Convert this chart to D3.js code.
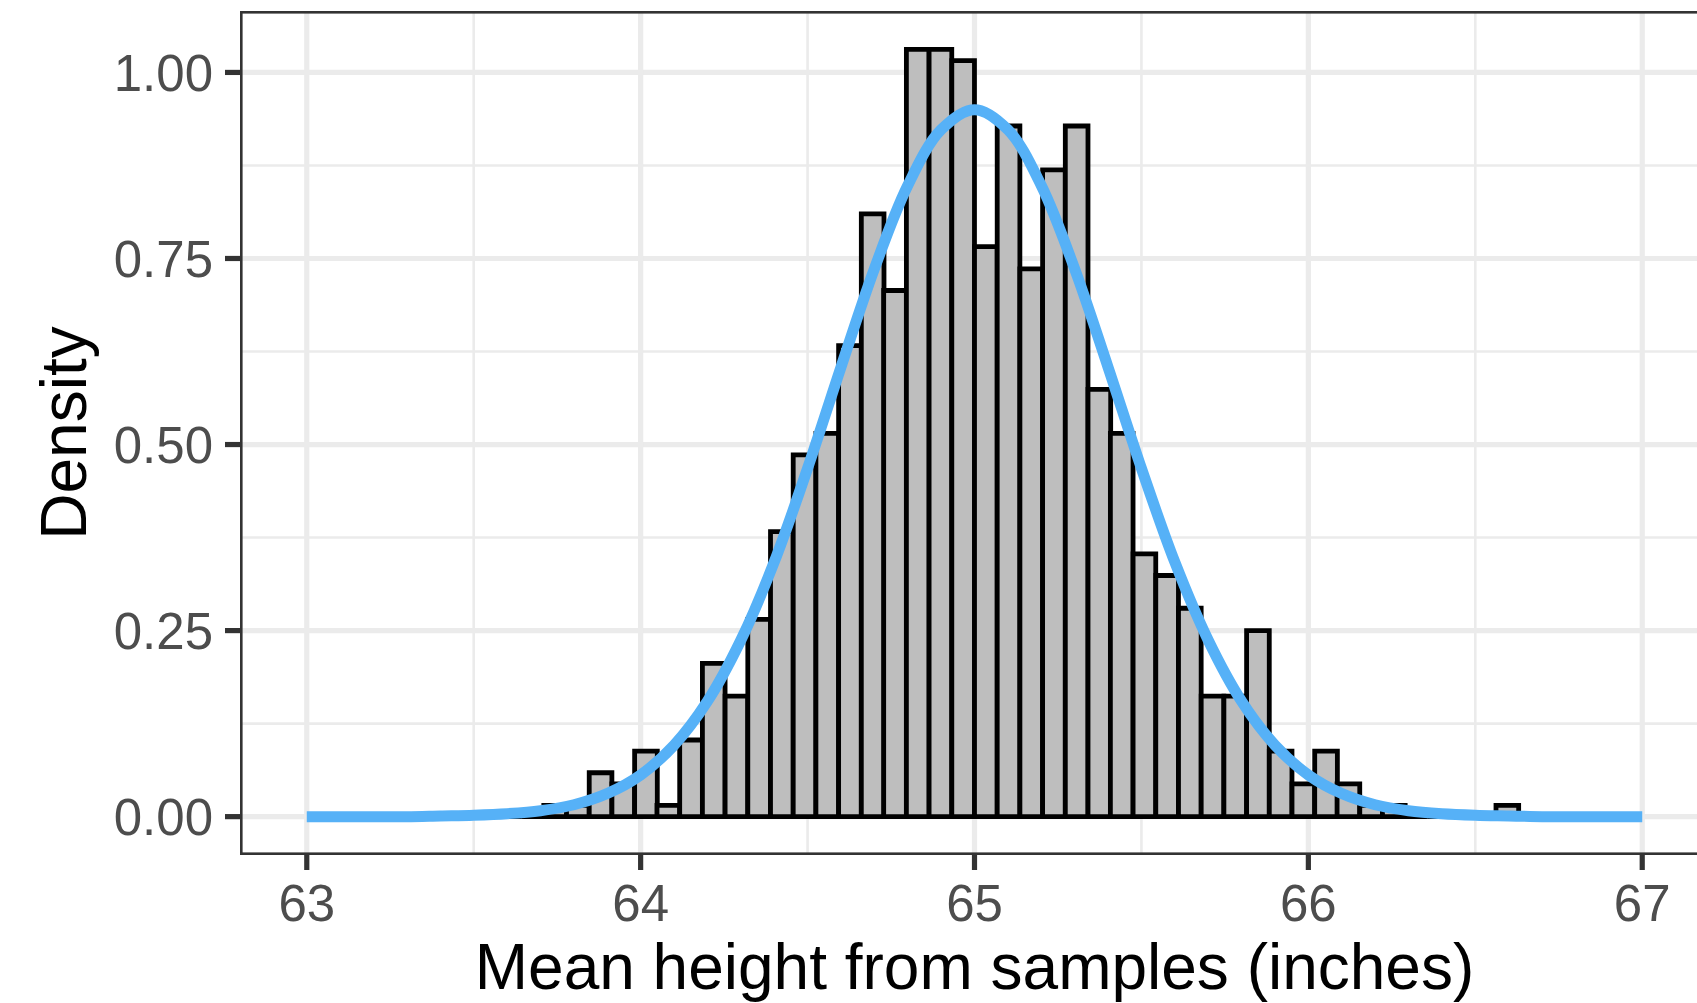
<!DOCTYPE html>
<html>
<head>
<meta charset="utf-8">
<script src="https://cdn.jsdelivr.net/npm/d3@7"></script>
<style>
  html, body { margin: 0; padding: 0; background: #ffffff; }
  svg { display: block; }
  text { font-family: "Liberation Sans", Arial, Helvetica, sans-serif; }
</style>
</head>
<body>
<script>
// ---------- data ----------
const binWidth = 0.0679;
const binLeft = [63.506, 63.574, 63.642, 63.710, 63.778, 63.846, 63.914, 63.982, 64.049, 64.117,
  64.185, 64.253, 64.321, 64.389, 64.457, 64.525, 64.593, 64.661, 64.728, 64.796,
  64.864, 64.932, 65.000, 65.068, 65.136, 65.204, 65.272, 65.340, 65.407, 65.475,
  65.543, 65.611, 65.679, 65.747, 65.815, 65.883, 65.951, 66.019, 66.086, 66.154,
  66.222, 66.290, 66.358, 66.426, 66.494, 66.562, 66.630, 66.698];
const binDensity = [0, 0, 0, 0.015, 0.015, 0.059, 0.044, 0.088, 0.015, 0.103,
  0.206, 0.162, 0.265, 0.383, 0.486, 0.515, 0.633, 0.810, 0.707, 1.031,
  1.031, 1.016, 0.766, 0.928, 0.736, 0.869, 0.928, 0.574, 0.515, 0.353,
  0.324, 0.280, 0.162, 0.162, 0.250, 0.088, 0.044, 0.088, 0.044, 0.015,
  0.015, 0, 0, 0, 0, 0.015, 0, 0];

const curveX = [63.0, 63.1, 63.2, 63.3, 63.4, 63.5, 63.6, 63.7, 63.8, 63.9,
  64.0, 64.1, 64.2, 64.3, 64.4, 64.5, 64.6, 64.7, 64.8, 64.9,
  65.0, 65.1, 65.2, 65.3, 65.4, 65.5, 65.6, 65.7, 65.8, 65.9,
  66.0, 66.1, 66.2, 66.3, 66.4, 66.5, 66.6, 66.7, 66.8, 66.9, 67.0];
const curveY = [0.000, 0.000, 0.000, 0.000, 0.001, 0.002, 0.004, 0.008, 0.016, 0.031,
  0.056, 0.096, 0.155, 0.237, 0.342, 0.468, 0.604, 0.736, 0.848, 0.923,
  0.950, 0.923, 0.848, 0.736, 0.604, 0.468, 0.342, 0.237, 0.155, 0.096,
  0.056, 0.031, 0.016, 0.008, 0.004, 0.002, 0.001, 0.000, 0.000, 0.000, 0.000];

const xMajor = [63, 64, 65, 66, 67];
const xMinor = [63.5, 64.5, 65.5, 66.5];
const yMajor = [0, 0.25, 0.5, 0.75, 1.0];
const yMinor = [0.125, 0.375, 0.625, 0.875];
const yTickLabels = ["0.00", "0.25", "0.50", "0.75", "1.00"];
const xTickLabels = ["63", "64", "65", "66", "67"];
const xTitle = "Mean height from samples (inches)";
const yTitle = "Density";

// ---------- layout ----------
const W = 1697, H = 1003;
const P = { left: 240, top: 11, right: 1709, bottom: 855 };

const svg = d3.select("body").append("svg")
  .attr("width", W).attr("height", H).attr("viewBox", `0 0 ${W} ${H}`);

svg.append("rect").attr("width", W).attr("height", H).attr("fill", "#ffffff");

const x = d3.scaleLinear().domain([62.8, 67.2]).range([P.left, P.right]);
const yMax = d3.max(binDensity);
const y = d3.scaleLinear().domain([-0.05 * yMax, 1.05 * yMax]).range([P.bottom, P.top]);

svg.append("defs").append("clipPath").attr("id", "panel")
  .append("rect").attr("x", P.left).attr("y", P.top)
  .attr("width", P.right - P.left).attr("height", P.bottom - P.top);

const panel = svg.append("g").attr("clip-path", "url(#panel)");

// gridlines
const gridMajorW = 5.2, gridMinorW = 2.6;
panel.selectAll("line.yminor").data(yMinor).enter().append("line")
  .attr("x1", P.left).attr("x2", P.right)
  .attr("y1", d => y(d)).attr("y2", d => y(d))
  .attr("stroke", "#EBEBEB").attr("stroke-width", gridMinorW);
panel.selectAll("line.xminor").data(xMinor).enter().append("line")
  .attr("y1", P.top).attr("y2", P.bottom)
  .attr("x1", d => x(d)).attr("x2", d => x(d))
  .attr("stroke", "#EBEBEB").attr("stroke-width", gridMinorW);
panel.selectAll("line.ymajor").data(yMajor).enter().append("line")
  .attr("x1", P.left).attr("x2", P.right)
  .attr("y1", d => y(d)).attr("y2", d => y(d))
  .attr("stroke", "#EBEBEB").attr("stroke-width", gridMajorW);
panel.selectAll("line.xmajor").data(xMajor).enter().append("line")
  .attr("y1", P.top).attr("y2", P.bottom)
  .attr("x1", d => x(d)).attr("x2", d => x(d))
  .attr("stroke", "#EBEBEB").attr("stroke-width", gridMajorW);

// histogram bars
const bins = binLeft.map((l, i) => ({ x0: l, x1: l + binWidth, d: binDensity[i] }));
panel.selectAll("path.bar").data(bins).enter().append("path")
  .attr("d", b => {
    const p = d3.path();
    p.moveTo(x(b.x0), y(0));
    p.lineTo(x(b.x0), y(b.d));
    p.lineTo(x(b.x1), y(b.d));
    p.lineTo(x(b.x1), y(0));
    p.closePath();
    return p.toString();
  })
  .attr("fill", "#BEBEBE")
  .attr("stroke", "#000000")
  .attr("stroke-width", 4.8)
  .attr("stroke-linejoin", "miter");

// normal curve
const line = d3.line().x((d, i) => x(curveX[i])).y(d => y(d)).curve(d3.curveCatmullRom.alpha(0.5));
panel.append("path").datum(curveY)
  .attr("d", line)
  .attr("fill", "none")
  .attr("stroke", "#56B1F7")
  .attr("stroke-width", 11)
  .attr("stroke-linecap", "butt")
  .attr("stroke-linejoin", "round");

// panel border (clipped, so only inner half visible)
panel.append("rect")
  .attr("x", P.left).attr("y", P.top)
  .attr("width", P.right - P.left).attr("height", P.bottom - P.top)
  .attr("fill", "none").attr("stroke", "#333333").attr("stroke-width", 5.2);

// axis ticks
const tickLen = 15, tickW = 5.2;
svg.selectAll("line.ytick").data(yMajor).enter().append("line")
  .attr("x1", P.left - tickLen).attr("x2", P.left)
  .attr("y1", d => y(d)).attr("y2", d => y(d))
  .attr("stroke", "#333333").attr("stroke-width", tickW);
svg.selectAll("line.xtick").data(xMajor).enter().append("line")
  .attr("y1", P.bottom).attr("y2", P.bottom + tickLen)
  .attr("x1", d => x(d)).attr("x2", d => x(d))
  .attr("stroke", "#333333").attr("stroke-width", tickW);

// tick labels
const tickFont = 51;
svg.selectAll("text.ylab").data(yMajor).enter().append("text")
  .attr("x", P.left - tickLen - 12)
  .attr("y", d => y(d) + tickFont * 0.358)
  .attr("text-anchor", "end")
  .attr("font-size", tickFont)
  .attr("fill", "#4D4D4D")
  .text((d, i) => yTickLabels[i]);
svg.selectAll("text.xlab").data(xMajor).enter().append("text")
  .attr("x", d => x(d))
  .attr("y", 921)
  .attr("text-anchor", "middle")
  .attr("font-size", tickFont)
  .attr("fill", "#4D4D4D")
  .text((d, i) => xTickLabels[i]);

// axis titles
svg.append("text")
  .attr("x", (P.left + P.right) / 2).attr("y", 989)
  .attr("text-anchor", "middle")
  .attr("font-size", 64)
  .attr("fill", "#000000")
  .text(xTitle);
svg.append("text")
  .attr("transform", `translate(86, ${(P.top + P.bottom) / 2}) rotate(-90)`)
  .attr("text-anchor", "middle")
  .attr("font-size", 64)
  .attr("fill", "#000000")
  .text(yTitle);
</script>
</body>
</html>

▶ What you are asked to do: Output an exact copy of the material, with the pictures removed.

▶ Exercise response:
Convert this chart to D3.js code.
<!DOCTYPE html>
<html>
<head>
<meta charset="utf-8">
<script src="https://cdn.jsdelivr.net/npm/d3@7"></script>
<style>
  html, body { margin: 0; padding: 0; background: #ffffff; }
  svg { display: block; }
  text { font-family: "Liberation Sans", Arial, Helvetica, sans-serif; }
</style>
</head>
<body>
<script>
// ---------- data ----------
const binWidth = 0.0679;
const binLeft = [63.506, 63.574, 63.642, 63.710, 63.778, 63.846, 63.914, 63.982, 64.049, 64.117,
  64.185, 64.253, 64.321, 64.389, 64.457, 64.525, 64.593, 64.661, 64.728, 64.796,
  64.864, 64.932, 65.000, 65.068, 65.136, 65.204, 65.272, 65.340, 65.407, 65.475,
  65.543, 65.611, 65.679, 65.747, 65.815, 65.883, 65.951, 66.019, 66.086, 66.154,
  66.222, 66.290, 66.358, 66.426, 66.494, 66.562, 66.630, 66.698];
const binDensity = [0, 0, 0, 0.015, 0.015, 0.059, 0.044, 0.088, 0.015, 0.103,
  0.206, 0.162, 0.265, 0.383, 0.486, 0.515, 0.633, 0.810, 0.707, 1.031,
  1.031, 1.016, 0.766, 0.928, 0.736, 0.869, 0.928, 0.574, 0.515, 0.353,
  0.324, 0.280, 0.162, 0.162, 0.250, 0.088, 0.044, 0.088, 0.044, 0.015,
  0.015, 0, 0, 0, 0, 0.015, 0, 0];

const curveX = [63.0, 63.1, 63.2, 63.3, 63.4, 63.5, 63.6, 63.7, 63.8, 63.9,
  64.0, 64.1, 64.2, 64.3, 64.4, 64.5, 64.6, 64.7, 64.8, 64.9,
  65.0, 65.1, 65.2, 65.3, 65.4, 65.5, 65.6, 65.7, 65.8, 65.9,
  66.0, 66.1, 66.2, 66.3, 66.4, 66.5, 66.6, 66.7, 66.8, 66.9, 67.0];
const curveY = [0.000, 0.000, 0.000, 0.000, 0.001, 0.002, 0.004, 0.008, 0.016, 0.031,
  0.056, 0.096, 0.155, 0.237, 0.342, 0.468, 0.604, 0.736, 0.848, 0.923,
  0.950, 0.923, 0.848, 0.736, 0.604, 0.468, 0.342, 0.237, 0.155, 0.096,
  0.056, 0.031, 0.016, 0.008, 0.004, 0.002, 0.001, 0.000, 0.000, 0.000, 0.000];

const xMajor = [63, 64, 65, 66, 67];
const xMinor = [63.5, 64.5, 65.5, 66.5];
const yMajor = [0, 0.25, 0.5, 0.75, 1.0];
const yMinor = [0.125, 0.375, 0.625, 0.875];
const yTickLabels = ["0.00", "0.25", "0.50", "0.75", "1.00"];
const xTickLabels = ["63", "64", "65", "66", "67"];
const xTitle = "Mean height from samples (inches)";
const yTitle = "Density";

// ---------- layout ----------
const W = 1697, H = 1003;
const P = { left: 240, top: 11, right: 1709, bottom: 855 };

const svg = d3.select("body").append("svg")
  .attr("width", W).attr("height", H).attr("viewBox", `0 0 ${W} ${H}`);

svg.append("rect").attr("width", W).attr("height", H).attr("fill", "#ffffff");

const x = d3.scaleLinear().domain([62.8, 67.2]).range([P.left, P.right]);
const yMax = d3.max(binDensity);
const y = d3.scaleLinear().domain([-0.05 * yMax, 1.05 * yMax]).range([P.bottom, P.top]);

svg.append("defs").append("clipPath").attr("id", "panel")
  .append("rect").attr("x", P.left).attr("y", P.top)
  .attr("width", P.right - P.left).attr("height", P.bottom - P.top);

const panel = svg.append("g").attr("clip-path", "url(#panel)");

// gridlines
const gridMajorW = 5.2, gridMinorW = 2.6;
panel.selectAll("line.yminor").data(yMinor).enter().append("line")
  .attr("x1", P.left).attr("x2", P.right)
  .attr("y1", d => y(d)).attr("y2", d => y(d))
  .attr("stroke", "#EBEBEB").attr("stroke-width", gridMinorW);
panel.selectAll("line.xminor").data(xMinor).enter().append("line")
  .attr("y1", P.top).attr("y2", P.bottom)
  .attr("x1", d => x(d)).attr("x2", d => x(d))
  .attr("stroke", "#EBEBEB").attr("stroke-width", gridMinorW);
panel.selectAll("line.ymajor").data(yMajor).enter().append("line")
  .attr("x1", P.left).attr("x2", P.right)
  .attr("y1", d => y(d)).attr("y2", d => y(d))
  .attr("stroke", "#EBEBEB").attr("stroke-width", gridMajorW);
panel.selectAll("line.xmajor").data(xMajor).enter().append("line")
  .attr("y1", P.top).attr("y2", P.bottom)
  .attr("x1", d => x(d)).attr("x2", d => x(d))
  .attr("stroke", "#EBEBEB").attr("stroke-width", gridMajorW);

// histogram bars
const bins = binLeft.map((l, i) => ({ x0: l, x1: l + binWidth, d: binDensity[i] }));
panel.selectAll("path.bar").data(bins).enter().append("path")
  .attr("d", b => {
    const p = d3.path();
    p.moveTo(x(b.x0), y(0));
    p.lineTo(x(b.x0), y(b.d));
    p.lineTo(x(b.x1), y(b.d));
    p.lineTo(x(b.x1), y(0));
    p.closePath();
    return p.toString();
  })
  .attr("fill", "#BEBEBE")
  .attr("stroke", "#000000")
  .attr("stroke-width", 4.8)
  .attr("stroke-linejoin", "miter");

// normal curve
const line = d3.line().x((d, i) => x(curveX[i])).y(d => y(d)).curve(d3.curveCatmullRom.alpha(0.5));
panel.append("path").datum(curveY)
  .attr("d", line)
  .attr("fill", "none")
  .attr("stroke", "#56B1F7")
  .attr("stroke-width", 11)
  .attr("stroke-linecap", "butt")
  .attr("stroke-linejoin", "round");

// panel border (clipped, so only inner half visible)
panel.append("rect")
  .attr("x", P.left).attr("y", P.top)
  .attr("width", P.right - P.left).attr("height", P.bottom - P.top)
  .attr("fill", "none").attr("stroke", "#333333").attr("stroke-width", 5.2);

// axis ticks
const tickLen = 15, tickW = 5.2;
svg.selectAll("line.ytick").data(yMajor).enter().append("line")
  .attr("x1", P.left - tickLen).attr("x2", P.left)
  .attr("y1", d => y(d)).attr("y2", d => y(d))
  .attr("stroke", "#333333").attr("stroke-width", tickW);
svg.selectAll("line.xtick").data(xMajor).enter().append("line")
  .attr("y1", P.bottom).attr("y2", P.bottom + tickLen)
  .attr("x1", d => x(d)).attr("x2", d => x(d))
  .attr("stroke", "#333333").attr("stroke-width", tickW);

// tick labels
const tickFont = 51;
svg.selectAll("text.ylab").data(yMajor).enter().append("text")
  .attr("x", P.left - tickLen - 12)
  .attr("y", d => y(d) + tickFont * 0.358)
  .attr("text-anchor", "end")
  .attr("font-size", tickFont)
  .attr("fill", "#4D4D4D")
  .text((d, i) => yTickLabels[i]);
svg.selectAll("text.xlab").data(xMajor).enter().append("text")
  .attr("x", d => x(d))
  .attr("y", 921)
  .attr("text-anchor", "middle")
  .attr("font-size", tickFont)
  .attr("fill", "#4D4D4D")
  .text((d, i) => xTickLabels[i]);

// axis titles
svg.append("text")
  .attr("x", (P.left + P.right) / 2).attr("y", 989)
  .attr("text-anchor", "middle")
  .attr("font-size", 64)
  .attr("fill", "#000000")
  .text(xTitle);
svg.append("text")
  .attr("transform", `translate(86, ${(P.top + P.bottom) / 2}) rotate(-90)`)
  .attr("text-anchor", "middle")
  .attr("font-size", 64)
  .attr("fill", "#000000")
  .text(yTitle);
</script>
</body>
</html>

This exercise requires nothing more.